Maine justices vacate conviction in Aroostook County man’s theft case, after court used redacted testimony
CARIBOU, Maine— A Crouseville man found guilty in January 2012 of stealing building materials from the Presque Isle Snowmobile Club had his conviction vacated last month by the Maine Supreme Judicial Court.
Court justices found that during Richard A. Larsen Jr.’s trial in Aroostook County Superior Court in Caribou, the court erred when it admitted redacted versions of statements that Larsen’s adult son, Richard Larsen III, had made to police that incriminated both Larsen Jr. and Larsen III.
During a jury trial, Larsen Jr., 50, was convicted of burglary and theft by unauthorized taking or transfer for taking materials from the club in September 2009.
According to court documents, Larsen Jr. was employed by a contractor who had been hired in August 2009 to build a new clubhouse for the snowmobile club. That contractor died before the project was finished, and Larsen Jr. was not hired to complete the work.
The club instead hired a new construction company.
In September 2009, employees of the new construction company found that more than $11,000 worth of building supplies and materials were missing. There was no evidence of forced entry. Larsen Jr. had been in possession of a key to the groomer building in which the items had been stored, according to court documents. Many of the missing supplies were eventually found dumped and scattered along a road in the Beaver Brook area.
During the trial, Larsen III, 25, who was called as a witness, invoked his Fifth Amendment privilege against self-incrimination and refused to testify.

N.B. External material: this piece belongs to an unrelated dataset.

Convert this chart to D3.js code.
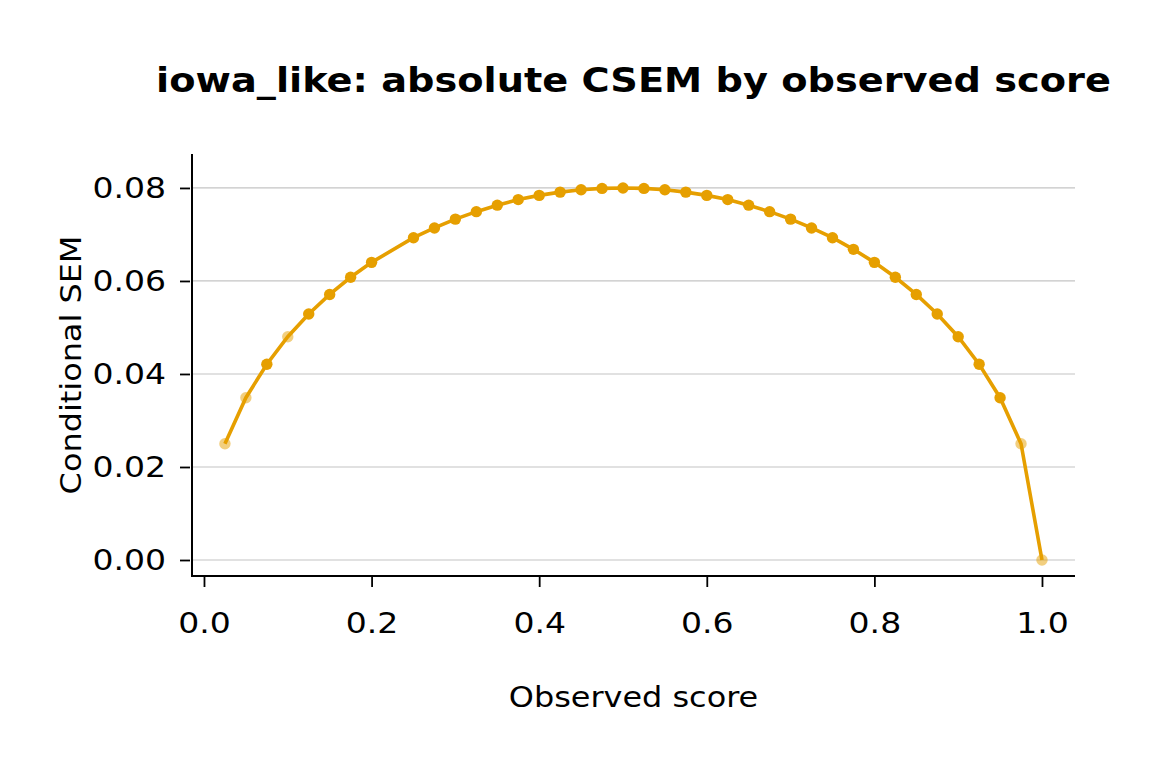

Court documents stated that Superior Court Justice E. Allen Hunter allowed prosecutors to admit two written statements that Larsen III had signed after being interviewed by the Presque Isle Police Department. Redacted versions of the statements were read into the record by the police officer who took the statement. As redacted, the son’s statements did not mention Larsen Jr. by name, but they included a detailed account of how Larsen III and a “person” had taken the building supplies from the club.
Aroostook County District Attorney Todd Collins said Monday that he and Deputy District Attorney Carrie Linthicum contended during the trial that the “person” was Larsen Jr.
Larsen III’s statement explained how he and the person met and drove to the club building site, used a key to enter the building and took building supplies to another site for storage. The state also submitted other evidence, and the jury found Larsen Jr. guilty. He was sentenced to 36 months in prison with all but 18 months suspended on the burglary charge, along with two years of probation. He also was handed a concurrent 18 month sentence on the theft charge and was ordered to pay $11,044 restitution to the club.
During oral arguments, Linthicum cited a supreme court decision in support of its position that the redaction of the statements effectively prevented any constitutional violations. The court rejected this argument and determined that the statements were not admissible against Larsen Jr. pursuant to the Maine Rules of Evidence. The justices also ruled that the redacted testimonial statements of Larsen III could not be admitted because he refused to testify and Larsen Jr. lacked the opportunity for cross examination either at trial or in any earlier proceeding.
Tammy Ham-Thompson of Gardiner, Larsen Jr.’s attorney, said that her client was pleased by the decision. Larsen Jr. served his sentence and now lives in Waterville. She said that she and her client were waiting to see if he would be tried again.
Collins said Monday that the the quality of the state’s case against Larsen Jr. was good, and that they were leaning toward trying Larsen Jr. again.
Linthicum said Monday that Larsen III was convicted in May 2012 of burglary and theft charges connected to the case. He was sentenced to four years in prison with all but one year suspended, along with two years of probation. The sentence will be served concurrent to time he was ordered to serve on an unrelated case.
Attorneys involved in the case said they did not want to answer additional questions concerning possible litigation or a retrial at this time.